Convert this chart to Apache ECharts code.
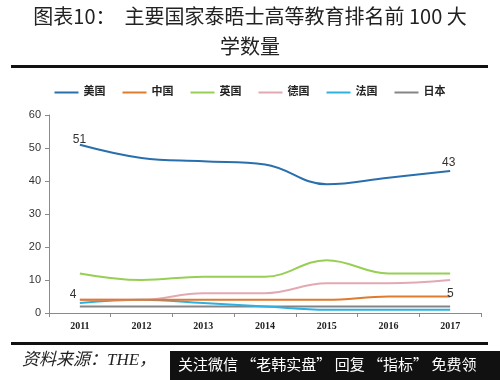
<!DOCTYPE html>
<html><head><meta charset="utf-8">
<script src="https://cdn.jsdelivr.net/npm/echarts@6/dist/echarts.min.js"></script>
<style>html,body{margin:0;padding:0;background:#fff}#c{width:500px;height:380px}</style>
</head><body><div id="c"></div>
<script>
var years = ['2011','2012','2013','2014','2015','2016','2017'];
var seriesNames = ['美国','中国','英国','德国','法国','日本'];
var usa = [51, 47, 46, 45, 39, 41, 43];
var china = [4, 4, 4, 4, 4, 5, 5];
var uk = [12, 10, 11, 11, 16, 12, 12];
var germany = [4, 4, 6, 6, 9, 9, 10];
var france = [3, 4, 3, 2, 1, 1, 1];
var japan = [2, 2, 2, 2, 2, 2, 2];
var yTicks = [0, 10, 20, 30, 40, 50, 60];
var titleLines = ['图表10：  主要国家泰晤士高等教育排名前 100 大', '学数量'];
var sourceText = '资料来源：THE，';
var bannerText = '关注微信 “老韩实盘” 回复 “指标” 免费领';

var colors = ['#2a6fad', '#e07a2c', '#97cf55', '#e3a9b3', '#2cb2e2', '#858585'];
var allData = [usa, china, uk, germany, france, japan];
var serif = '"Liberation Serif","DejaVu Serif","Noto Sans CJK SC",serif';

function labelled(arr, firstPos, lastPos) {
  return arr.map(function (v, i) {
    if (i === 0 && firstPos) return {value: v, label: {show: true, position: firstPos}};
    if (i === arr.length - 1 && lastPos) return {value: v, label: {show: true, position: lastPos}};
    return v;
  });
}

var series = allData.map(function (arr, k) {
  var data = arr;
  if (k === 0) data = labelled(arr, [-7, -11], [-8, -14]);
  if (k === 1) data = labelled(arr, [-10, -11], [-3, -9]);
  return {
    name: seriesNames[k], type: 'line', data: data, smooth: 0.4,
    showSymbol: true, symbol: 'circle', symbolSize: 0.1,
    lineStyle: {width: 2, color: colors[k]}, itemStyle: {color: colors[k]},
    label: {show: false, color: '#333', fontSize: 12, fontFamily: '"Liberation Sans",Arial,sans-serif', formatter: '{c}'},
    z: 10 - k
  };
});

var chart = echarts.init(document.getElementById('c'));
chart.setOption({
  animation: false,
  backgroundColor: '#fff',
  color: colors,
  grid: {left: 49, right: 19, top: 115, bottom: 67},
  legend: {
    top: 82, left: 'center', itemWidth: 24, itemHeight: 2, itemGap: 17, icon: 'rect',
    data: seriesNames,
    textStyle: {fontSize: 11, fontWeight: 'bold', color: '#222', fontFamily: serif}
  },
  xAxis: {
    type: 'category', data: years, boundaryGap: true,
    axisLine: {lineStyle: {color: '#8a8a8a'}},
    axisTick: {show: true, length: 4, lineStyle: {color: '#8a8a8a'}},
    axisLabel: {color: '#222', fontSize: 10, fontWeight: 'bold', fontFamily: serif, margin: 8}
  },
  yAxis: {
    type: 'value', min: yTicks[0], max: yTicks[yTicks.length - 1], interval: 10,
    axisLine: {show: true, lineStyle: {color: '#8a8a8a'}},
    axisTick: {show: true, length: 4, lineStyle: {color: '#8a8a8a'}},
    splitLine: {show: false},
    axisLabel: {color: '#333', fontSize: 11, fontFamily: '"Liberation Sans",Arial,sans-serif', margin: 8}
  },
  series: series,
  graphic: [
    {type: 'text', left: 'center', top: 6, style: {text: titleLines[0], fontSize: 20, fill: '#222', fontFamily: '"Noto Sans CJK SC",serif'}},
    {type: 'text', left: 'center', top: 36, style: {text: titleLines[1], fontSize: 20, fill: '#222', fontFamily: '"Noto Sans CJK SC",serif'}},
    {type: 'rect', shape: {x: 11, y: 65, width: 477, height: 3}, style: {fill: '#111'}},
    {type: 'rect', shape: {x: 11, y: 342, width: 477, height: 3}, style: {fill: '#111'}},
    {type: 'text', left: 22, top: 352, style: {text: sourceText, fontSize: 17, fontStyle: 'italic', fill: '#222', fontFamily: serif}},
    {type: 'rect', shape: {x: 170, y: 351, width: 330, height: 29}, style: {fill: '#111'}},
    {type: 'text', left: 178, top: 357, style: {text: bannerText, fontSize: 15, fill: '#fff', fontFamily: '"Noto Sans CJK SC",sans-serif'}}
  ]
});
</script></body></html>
------------------------------------------------------------------------
**Task requirements**
Write the full listing out again with every line unchanged, but include no pictures.

**Exercise result**
Convert this chart to Apache ECharts code.
<!DOCTYPE html>
<html><head><meta charset="utf-8">
<script src="https://cdn.jsdelivr.net/npm/echarts@6/dist/echarts.min.js"></script>
<style>html,body{margin:0;padding:0;background:#fff}#c{width:500px;height:380px}</style>
</head><body><div id="c"></div>
<script>
var years = ['2011','2012','2013','2014','2015','2016','2017'];
var seriesNames = ['美国','中国','英国','德国','法国','日本'];
var usa = [51, 47, 46, 45, 39, 41, 43];
var china = [4, 4, 4, 4, 4, 5, 5];
var uk = [12, 10, 11, 11, 16, 12, 12];
var germany = [4, 4, 6, 6, 9, 9, 10];
var france = [3, 4, 3, 2, 1, 1, 1];
var japan = [2, 2, 2, 2, 2, 2, 2];
var yTicks = [0, 10, 20, 30, 40, 50, 60];
var titleLines = ['图表10：  主要国家泰晤士高等教育排名前 100 大', '学数量'];
var sourceText = '资料来源：THE，';
var bannerText = '关注微信 “老韩实盘” 回复 “指标” 免费领';

var colors = ['#2a6fad', '#e07a2c', '#97cf55', '#e3a9b3', '#2cb2e2', '#858585'];
var allData = [usa, china, uk, germany, france, japan];
var serif = '"Liberation Serif","DejaVu Serif","Noto Sans CJK SC",serif';

function labelled(arr, firstPos, lastPos) {
  return arr.map(function (v, i) {
    if (i === 0 && firstPos) return {value: v, label: {show: true, position: firstPos}};
    if (i === arr.length - 1 && lastPos) return {value: v, label: {show: true, position: lastPos}};
    return v;
  });
}

var series = allData.map(function (arr, k) {
  var data = arr;
  if (k === 0) data = labelled(arr, [-7, -11], [-8, -14]);
  if (k === 1) data = labelled(arr, [-10, -11], [-3, -9]);
  return {
    name: seriesNames[k], type: 'line', data: data, smooth: 0.4,
    showSymbol: true, symbol: 'circle', symbolSize: 0.1,
    lineStyle: {width: 2, color: colors[k]}, itemStyle: {color: colors[k]},
    label: {show: false, color: '#333', fontSize: 12, fontFamily: '"Liberation Sans",Arial,sans-serif', formatter: '{c}'},
    z: 10 - k
  };
});

var chart = echarts.init(document.getElementById('c'));
chart.setOption({
  animation: false,
  backgroundColor: '#fff',
  color: colors,
  grid: {left: 49, right: 19, top: 115, bottom: 67},
  legend: {
    top: 82, left: 'center', itemWidth: 24, itemHeight: 2, itemGap: 17, icon: 'rect',
    data: seriesNames,
    textStyle: {fontSize: 11, fontWeight: 'bold', color: '#222', fontFamily: serif}
  },
  xAxis: {
    type: 'category', data: years, boundaryGap: true,
    axisLine: {lineStyle: {color: '#8a8a8a'}},
    axisTick: {show: true, length: 4, lineStyle: {color: '#8a8a8a'}},
    axisLabel: {color: '#222', fontSize: 10, fontWeight: 'bold', fontFamily: serif, margin: 8}
  },
  yAxis: {
    type: 'value', min: yTicks[0], max: yTicks[yTicks.length - 1], interval: 10,
    axisLine: {show: true, lineStyle: {color: '#8a8a8a'}},
    axisTick: {show: true, length: 4, lineStyle: {color: '#8a8a8a'}},
    splitLine: {show: false},
    axisLabel: {color: '#333', fontSize: 11, fontFamily: '"Liberation Sans",Arial,sans-serif', margin: 8}
  },
  series: series,
  graphic: [
    {type: 'text', left: 'center', top: 6, style: {text: titleLines[0], fontSize: 20, fill: '#222', fontFamily: '"Noto Sans CJK SC",serif'}},
    {type: 'text', left: 'center', top: 36, style: {text: titleLines[1], fontSize: 20, fill: '#222', fontFamily: '"Noto Sans CJK SC",serif'}},
    {type: 'rect', shape: {x: 11, y: 65, width: 477, height: 3}, style: {fill: '#111'}},
    {type: 'rect', shape: {x: 11, y: 342, width: 477, height: 3}, style: {fill: '#111'}},
    {type: 'text', left: 22, top: 352, style: {text: sourceText, fontSize: 17, fontStyle: 'italic', fill: '#222', fontFamily: serif}},
    {type: 'rect', shape: {x: 170, y: 351, width: 330, height: 29}, style: {fill: '#111'}},
    {type: 'text', left: 178, top: 357, style: {text: bannerText, fontSize: 15, fill: '#fff', fontFamily: '"Noto Sans CJK SC",sans-serif'}}
  ]
});
</script></body></html>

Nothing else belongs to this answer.